Spoiler Alert: I don’t actually like watching my kid cry.

“I went into FitTown BINGO so excited this year. I’ve played it for years, but this was the first time that my very own FitKid wanted to play alongside me. She eagerly grabbed her FitKids BINGO card, hung it on the whiteboard and quickly started crossing off boxes.

Now if you know my kid, you know she doesn’t like to be bad at things. It’s not so much competitiveness, but more a lack of confidence and fear of disappointment. Being a mom, I want my kid to believe in herself. So about a week in, I recommended knocking out the “2 minute hangman challenge”. This would mean she’d need to accumulate 2 total minutes hanging from the bar. She looked at me wide eyed and said “No, I CAN’T do that”. I said, “well let’s see if you can!” And we went to the bar.

I was trying to be encouraging but (upon reflection), I was overbearing. Her first hang was about 5-10 seconds and when she said that her hands hurt, I responded with “no they don’t!” She burst into tears. Not my proudest mom moment. I didn’t make her finish the 2 minutes, and instead hugged her and told her we could try again whenever she felt ready.

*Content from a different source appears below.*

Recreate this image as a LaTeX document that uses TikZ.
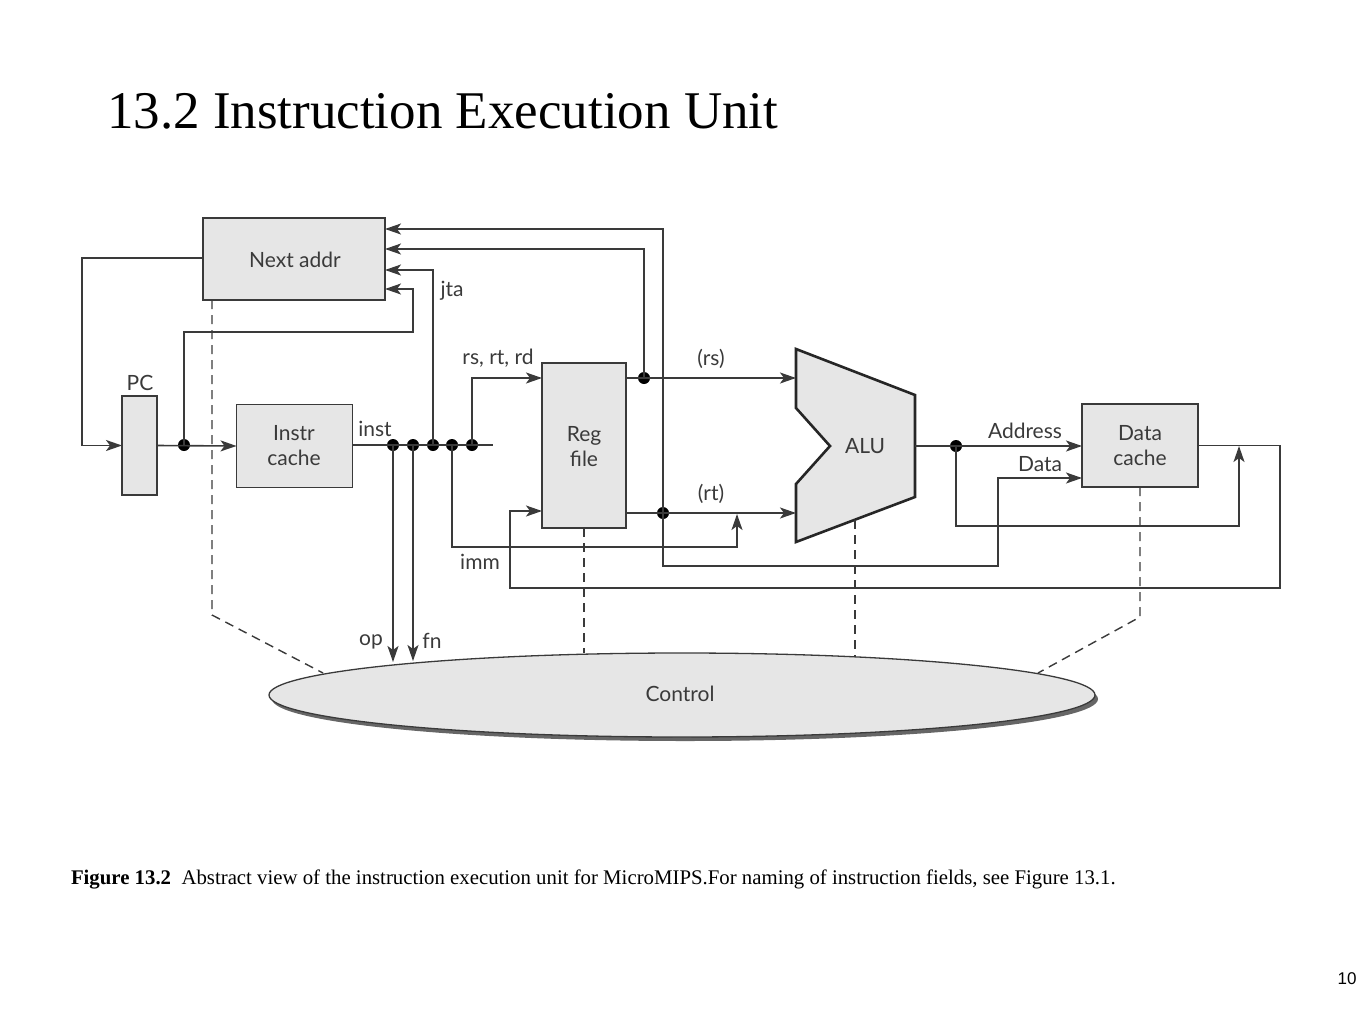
\documentclass[tikz,border=0pt]{standalone}
\usepackage{fontspec}
\setmainfont{Liberation Serif}
\newfontfamily\dfont{Lato}
\newfontfamily\pnfont{Liberation Sans}
\usetikzlibrary{arrows.meta,shapes.geometric,calc}
\definecolor{ln}{HTML}{3A3A3A}
\definecolor{bx}{HTML}{E6E6E6}
\begin{document}
\begin{tikzpicture}[x=1pt,y=-1pt,
  every node/.style={inner sep=0pt, outer sep=0pt},
  wire/.style={draw=ln, line width=1.6pt},
  arr/.style={wire, -{Stealth[length=16pt,width=11pt,inset=4pt]}},
  dsh/.style={draw=ln, line width=1.4pt, dash pattern=on 9pt off 6pt},
  blk/.style={draw=ln, line width=1.8pt, fill=bx, rectangle},
  lbl/.style={font=\dfont\fontsize{21}{25}\selectfont, text=ln, align=center},
  jdot/.style={circle, fill=black, minimum size=12pt}
]
\useasboundingbox (0,0) rectangle (1370,1028);

% title
\node[anchor=base west, font=\fontsize{53}{62}\selectfont] (title) at (107,128) {13.2 Instruction Execution Unit};

% blocks
\node[blk, minimum width=182pt, minimum height=82pt] (na) at (294,259) {};
\node[lbl] (naL) at (295,260) {Next addr};
\node[blk, minimum width=35pt, minimum height=99pt] (pc) at (139.5,445.5) {};
\node[lbl] (pcL) at (140,383) {PC};
\node[blk, minimum width=116pt, minimum height=83pt] (ic) at (294.5,446) {};
\node[lbl] (icL) at (294,446) {Instr\\cache};
\node[blk, minimum width=84pt, minimum height=165pt] (rf) at (584,445.5) {};
\node[lbl] (rfL) at (584,447) {Reg\\file};
\node[blk, minimum width=116pt, minimum height=83pt] (dc) at (1140,445.5) {};
\node[lbl] (dcL) at (1140,446) {Data\\cache};

% ALU
\draw[draw=black!85, line width=2.6pt, fill=bx, line join=miter]
  (796,349) -- (915,395) -- (915,497) -- (796,542) -- (796,484) -- (830,446) -- (796,408) -- cycle;
\node[lbl] (aluL) at (865,446) {ALU};
\coordinate (aluin1) at (796,378);
\coordinate (aluin2) at (796,513);
\coordinate (aluout) at (915,446);
\coordinate (alubot) at (855,520);

% Control ellipse
\node[ellipse, fill=black!60, minimum width=826pt, minimum height=84pt] (ctlS) at (685,699) {};
\node[ellipse, draw=ln, line width=1.3pt, fill=bx, minimum width=826pt, minimum height=84pt] (ctl) at (682,695) {};
\node[lbl] (ctlL) at (680,694) {Control};

% junction coordinates
\coordinate (lc) at (82,258);
\coordinate (na1) at (385,229);
\coordinate (na2) at (385,249);
\coordinate (na3) at (385,270);
\coordinate (na4) at (385,289);
\coordinate (k1) at (413,332);
\coordinate (iend) at (493,445);
\coordinate (rfin1) at (542,378);
\coordinate (rfin2) at (542,511);
\coordinate (k2) at (737,547);
\coordinate (k3) at (737,514);
\coordinate (k5) at (998,566);
\coordinate (dcin1) at (1082,446);
\coordinate (dcin2) at (1082,478);
\coordinate (k6) at (1239,526);
\coordinate (k7) at (1239,446);
\coordinate (k8) at (1280,588);
\coordinate (k9) at (510,588);
\coordinate (op) at (393,662);
\coordinate (fn) at (413,661);

% dots
\node[jdot] (d1) at (184,445) {};
\node[jdot] (i1) at (393,445) {};
\node[jdot] (i2) at (413,445) {};
\node[jdot] (i3) at (433,445) {};
\node[jdot] (i4) at (452,445) {};
\node[jdot] (i5) at (472,445) {};
\node[jdot] (rsd) at (644,378) {};
\node[jdot] (rtd) at (663,513) {};
\node[jdot] (ad) at (956,446) {};

% connectors
\draw[arr] (na.west |- lc) -- (lc) |- (pc.west);
\draw[arr] (pc.east) -- (ic.west);
\draw[arr] (d1.center) |- (k1) |- (na4);
\draw[arr] (i3.center) |- (na3);
\draw[wire] (ic.east |- iend) -- (iend);
\draw[arr] (i1.center) -- (op);
\draw[arr] (i2.center) -- (fn);
\draw[arr] (i5.center) |- (rfin1);
\draw[arr] (i4.center) |- (k2) -- (k3);
\draw[arr] (rf.east |- rsd) -- (aluin1);
\draw[arr] (rsd.center) |- (na2);
\draw[arr] (rf.east |- rtd) -- (aluin2);
\draw[arr] (rtd.center) |- (na1);
\draw[arr] (rtd.center) |- (k5) |- (dcin2);
\draw[arr] (aluout) -- (dcin1);
\draw[arr] (ad.center) |- (k6) -- (k7);
\draw[arr] (dc.east) -| (k8) -- (k9) |- (rfin2);

% dashed control links
\draw[dsh] ($(na.south west)+(9,0)$) -- (212,615) -- (323,673);
\draw[dsh] (rf.south) -- (rf.south |- ctl.north);
\draw[dsh] (alubot) -- (855,657);
\draw[dsh] (dc.south) -- (1140,617) -- (1038,673);

% labels
\node[lbl] (instL) at (375,429) {inst};
\node[lbl] (jtaL) at (452,291) {jta};
\node[lbl] (rsrtrdL) at (498,358) {rs, rt, rd};
\node[lbl] (rsL) at (711,359) {(rs)};
\node[lbl] (rtL) at (711,494) {(rt)};
\node[lbl] (immL) at (480,562) {imm};
\node[lbl] (addrL) at (1025,431) {Address};
\node[lbl] (dataL) at (1040,464) {Data};
\node[lbl] (opL) at (371,642) {op};
\node[lbl] (fnL) at (432,641) {fn};

% caption
\node[anchor=base west, font=\fontsize{20.8}{24}\selectfont] (cap) at (71,884)
  {\textbf{Figure 13.2}\hspace{0.5em}Abstract view of the instruction execution unit for MicroMIPS.For naming of instruction fields, see Figure 13.1.};
\node[anchor=base, font=\pnfont\fontsize{17}{20}\selectfont] (pnum) at (1347,984) {10};
\end{tikzpicture}
\end{document}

Fast forward to last week… the final week of BINGO. She had one more square to knock off, and I’m sure you can guess which one it was. 

After I finished coaching on a Saturday, she told me she was going to knock off that square (and showed me her muscles to prove it). I was nervous. I didn’t want her to feel defeated again.

This time, I told her to let me know whenever she needed a break and I’d help her down. I told her that it doesn’t matter how long it takes to accumulate those 2 total minutes, I’d be there with her until she finished. 

When she hopped up on the bar, she was different than the first time. She was speaking truth into herself. She said “I can do this!” and “I am strong!”. We took lots of breaks, and she pretty much raided the chalk bucket after every 15 second hang. But she did it, and I could see how proud she was. 

I don’t like watching my kid cry, or seeing her be uncomfortable. But BINGO showed me that even the seemingly “small” defeats can grow us. I’m glad she failed the first time (and that I had a mom failure, too), because we were both different the second time around.

The first time she was hanging there for me, and the second time she was hanging there for herself. 

The first time she said she couldn’t do it, and the second time she said she was going to do it. 

The first time she only obliged to make me proud, and the second time she chose to do the hard thing to make HERSELF proud. 

It was a reminder to me that I need to make a point to do hard things. We encourage our kids to do the uncomfortable thing, because it grows them. But once we become adults, how often do we purposefully choose to challenge ourselves? How many times do we fail, and then choose to try again?

BINGO challenged me as a mom, and reminded me to actively choose to challenge myself.